[Request] Retype, with no alterations, every line between the one containing "Reproduce this diagram with TikZ." and the one containing "(0,0) rectangle (386,564);", counting both of those lines too. Pictures are to be left out.

-- BEGIN Data for this task --

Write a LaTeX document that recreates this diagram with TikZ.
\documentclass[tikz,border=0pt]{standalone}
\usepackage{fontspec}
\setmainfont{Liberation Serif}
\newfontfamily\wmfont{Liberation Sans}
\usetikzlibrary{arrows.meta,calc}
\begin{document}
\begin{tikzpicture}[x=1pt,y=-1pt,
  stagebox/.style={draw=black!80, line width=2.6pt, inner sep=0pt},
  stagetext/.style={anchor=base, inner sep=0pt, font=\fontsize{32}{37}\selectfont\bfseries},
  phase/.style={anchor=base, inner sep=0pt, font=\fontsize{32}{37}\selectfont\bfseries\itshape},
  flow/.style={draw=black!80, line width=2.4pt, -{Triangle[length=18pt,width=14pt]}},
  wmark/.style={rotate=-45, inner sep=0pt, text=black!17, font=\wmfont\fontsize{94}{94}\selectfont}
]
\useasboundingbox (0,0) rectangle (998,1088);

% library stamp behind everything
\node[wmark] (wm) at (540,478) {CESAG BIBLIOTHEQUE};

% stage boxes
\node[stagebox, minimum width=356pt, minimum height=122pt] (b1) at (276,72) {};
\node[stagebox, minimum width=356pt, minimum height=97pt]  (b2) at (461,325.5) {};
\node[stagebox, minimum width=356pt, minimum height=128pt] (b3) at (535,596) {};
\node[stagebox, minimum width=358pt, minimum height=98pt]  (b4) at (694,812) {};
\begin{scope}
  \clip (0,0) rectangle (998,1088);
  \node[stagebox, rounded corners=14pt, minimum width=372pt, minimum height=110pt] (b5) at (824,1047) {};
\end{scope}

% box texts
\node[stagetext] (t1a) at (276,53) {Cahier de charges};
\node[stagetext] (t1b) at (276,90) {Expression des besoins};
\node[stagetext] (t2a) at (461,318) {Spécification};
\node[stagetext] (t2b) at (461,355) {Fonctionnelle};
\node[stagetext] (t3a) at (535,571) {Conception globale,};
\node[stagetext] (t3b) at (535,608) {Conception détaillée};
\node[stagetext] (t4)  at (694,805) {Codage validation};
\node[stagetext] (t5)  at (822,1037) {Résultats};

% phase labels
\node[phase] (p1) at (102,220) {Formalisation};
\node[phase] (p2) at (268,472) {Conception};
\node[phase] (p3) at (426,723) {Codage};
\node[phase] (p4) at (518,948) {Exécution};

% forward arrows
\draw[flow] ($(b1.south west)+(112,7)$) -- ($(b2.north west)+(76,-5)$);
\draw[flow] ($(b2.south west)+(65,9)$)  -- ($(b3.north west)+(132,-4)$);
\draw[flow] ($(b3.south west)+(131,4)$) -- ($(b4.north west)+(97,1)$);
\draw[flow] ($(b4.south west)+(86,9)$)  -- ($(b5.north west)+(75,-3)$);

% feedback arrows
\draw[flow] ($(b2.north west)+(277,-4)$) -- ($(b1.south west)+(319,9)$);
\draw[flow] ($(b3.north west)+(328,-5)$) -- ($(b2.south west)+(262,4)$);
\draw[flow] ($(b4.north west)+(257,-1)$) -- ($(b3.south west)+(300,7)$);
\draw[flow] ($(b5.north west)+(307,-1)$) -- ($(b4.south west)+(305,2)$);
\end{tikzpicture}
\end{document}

-- END Data for this task --
-- BEGIN Data for this task --

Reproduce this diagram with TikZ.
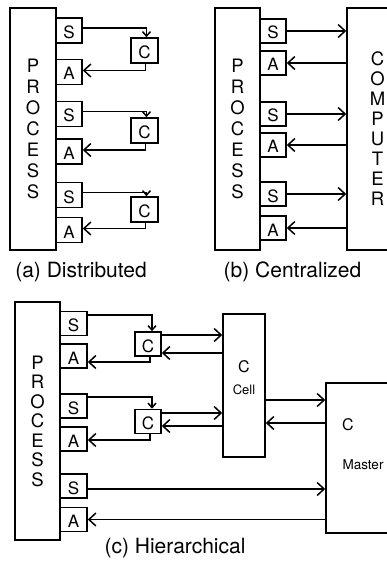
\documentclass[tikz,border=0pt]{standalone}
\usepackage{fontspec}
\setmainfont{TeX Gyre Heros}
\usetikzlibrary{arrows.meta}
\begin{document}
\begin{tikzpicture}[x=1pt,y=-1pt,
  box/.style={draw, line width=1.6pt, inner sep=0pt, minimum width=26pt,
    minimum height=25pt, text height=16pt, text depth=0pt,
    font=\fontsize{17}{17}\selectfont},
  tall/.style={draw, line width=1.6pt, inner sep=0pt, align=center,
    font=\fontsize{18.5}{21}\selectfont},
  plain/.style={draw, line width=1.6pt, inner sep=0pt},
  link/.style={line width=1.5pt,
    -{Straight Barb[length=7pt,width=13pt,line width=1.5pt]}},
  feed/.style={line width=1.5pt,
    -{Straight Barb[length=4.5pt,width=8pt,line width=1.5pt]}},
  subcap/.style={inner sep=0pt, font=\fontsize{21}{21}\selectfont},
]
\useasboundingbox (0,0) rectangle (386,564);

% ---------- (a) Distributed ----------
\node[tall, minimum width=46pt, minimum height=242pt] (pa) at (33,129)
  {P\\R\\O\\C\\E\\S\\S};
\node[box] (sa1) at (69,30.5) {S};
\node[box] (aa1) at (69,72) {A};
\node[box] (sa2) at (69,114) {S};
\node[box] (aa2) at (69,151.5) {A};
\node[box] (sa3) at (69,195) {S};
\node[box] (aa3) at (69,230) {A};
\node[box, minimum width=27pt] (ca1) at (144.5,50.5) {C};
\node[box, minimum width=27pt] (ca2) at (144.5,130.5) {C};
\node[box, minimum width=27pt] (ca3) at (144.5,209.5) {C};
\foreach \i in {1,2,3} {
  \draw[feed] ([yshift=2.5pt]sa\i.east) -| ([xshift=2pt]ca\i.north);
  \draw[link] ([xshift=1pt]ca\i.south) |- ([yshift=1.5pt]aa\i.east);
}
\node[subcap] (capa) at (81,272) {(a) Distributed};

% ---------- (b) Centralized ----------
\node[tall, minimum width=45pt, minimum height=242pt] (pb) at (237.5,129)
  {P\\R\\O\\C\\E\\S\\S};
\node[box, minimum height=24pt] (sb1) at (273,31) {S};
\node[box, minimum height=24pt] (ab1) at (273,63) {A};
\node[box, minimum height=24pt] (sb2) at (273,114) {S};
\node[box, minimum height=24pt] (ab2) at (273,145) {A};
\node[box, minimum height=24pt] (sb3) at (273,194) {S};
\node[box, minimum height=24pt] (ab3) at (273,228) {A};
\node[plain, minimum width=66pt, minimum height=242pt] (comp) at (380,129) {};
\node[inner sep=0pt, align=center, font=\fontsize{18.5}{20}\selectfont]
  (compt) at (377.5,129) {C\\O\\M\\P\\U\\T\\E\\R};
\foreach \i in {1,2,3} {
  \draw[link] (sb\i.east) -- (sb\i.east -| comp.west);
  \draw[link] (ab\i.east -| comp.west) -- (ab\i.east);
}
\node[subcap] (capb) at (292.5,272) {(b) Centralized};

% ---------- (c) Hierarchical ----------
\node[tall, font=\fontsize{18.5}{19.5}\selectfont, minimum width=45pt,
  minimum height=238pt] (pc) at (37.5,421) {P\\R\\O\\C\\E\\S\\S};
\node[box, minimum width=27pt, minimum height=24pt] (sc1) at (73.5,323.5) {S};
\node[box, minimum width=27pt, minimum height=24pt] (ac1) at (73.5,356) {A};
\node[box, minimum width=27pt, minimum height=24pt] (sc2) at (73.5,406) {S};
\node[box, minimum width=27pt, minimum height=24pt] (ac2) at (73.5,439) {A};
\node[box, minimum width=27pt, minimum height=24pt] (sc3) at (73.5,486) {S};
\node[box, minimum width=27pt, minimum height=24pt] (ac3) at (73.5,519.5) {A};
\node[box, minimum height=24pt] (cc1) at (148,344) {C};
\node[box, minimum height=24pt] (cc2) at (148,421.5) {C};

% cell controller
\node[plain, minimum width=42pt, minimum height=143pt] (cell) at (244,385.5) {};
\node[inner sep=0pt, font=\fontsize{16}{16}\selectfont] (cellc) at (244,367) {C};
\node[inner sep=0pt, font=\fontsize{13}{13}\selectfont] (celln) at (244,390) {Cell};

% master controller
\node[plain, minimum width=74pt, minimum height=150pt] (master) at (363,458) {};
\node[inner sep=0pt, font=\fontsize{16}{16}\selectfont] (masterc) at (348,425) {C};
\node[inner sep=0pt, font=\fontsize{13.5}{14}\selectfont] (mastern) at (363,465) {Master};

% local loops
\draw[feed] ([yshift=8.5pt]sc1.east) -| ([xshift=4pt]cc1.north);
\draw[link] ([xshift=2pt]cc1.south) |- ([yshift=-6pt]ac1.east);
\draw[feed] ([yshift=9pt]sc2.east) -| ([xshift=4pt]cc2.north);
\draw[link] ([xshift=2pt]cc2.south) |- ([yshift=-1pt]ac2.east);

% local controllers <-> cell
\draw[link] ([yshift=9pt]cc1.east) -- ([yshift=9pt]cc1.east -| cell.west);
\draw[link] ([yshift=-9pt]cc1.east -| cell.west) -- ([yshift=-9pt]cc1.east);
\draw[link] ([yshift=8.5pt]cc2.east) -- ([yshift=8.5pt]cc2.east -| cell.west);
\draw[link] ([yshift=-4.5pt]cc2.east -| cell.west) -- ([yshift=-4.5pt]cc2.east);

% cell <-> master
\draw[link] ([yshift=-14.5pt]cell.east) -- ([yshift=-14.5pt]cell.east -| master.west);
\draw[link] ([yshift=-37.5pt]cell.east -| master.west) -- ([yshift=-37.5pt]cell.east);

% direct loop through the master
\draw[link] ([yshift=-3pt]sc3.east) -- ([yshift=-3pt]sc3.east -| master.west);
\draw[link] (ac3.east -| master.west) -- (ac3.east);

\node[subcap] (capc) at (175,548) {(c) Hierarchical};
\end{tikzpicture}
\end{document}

-- END Data for this task --

[Task answer]
Reproduce this diagram with TikZ.
\documentclass[tikz,border=0pt]{standalone}
\usepackage{fontspec}
\setmainfont{TeX Gyre Heros}
\usetikzlibrary{arrows.meta}
\begin{document}
\begin{tikzpicture}[x=1pt,y=-1pt,
  box/.style={draw, line width=1.6pt, inner sep=0pt, minimum width=26pt,
    minimum height=25pt, text height=16pt, text depth=0pt,
    font=\fontsize{17}{17}\selectfont},
  tall/.style={draw, line width=1.6pt, inner sep=0pt, align=center,
    font=\fontsize{18.5}{21}\selectfont},
  plain/.style={draw, line width=1.6pt, inner sep=0pt},
  link/.style={line width=1.5pt,
    -{Straight Barb[length=7pt,width=13pt,line width=1.5pt]}},
  feed/.style={line width=1.5pt,
    -{Straight Barb[length=4.5pt,width=8pt,line width=1.5pt]}},
  subcap/.style={inner sep=0pt, font=\fontsize{21}{21}\selectfont},
]
\useasboundingbox (0,0) rectangle (386,564);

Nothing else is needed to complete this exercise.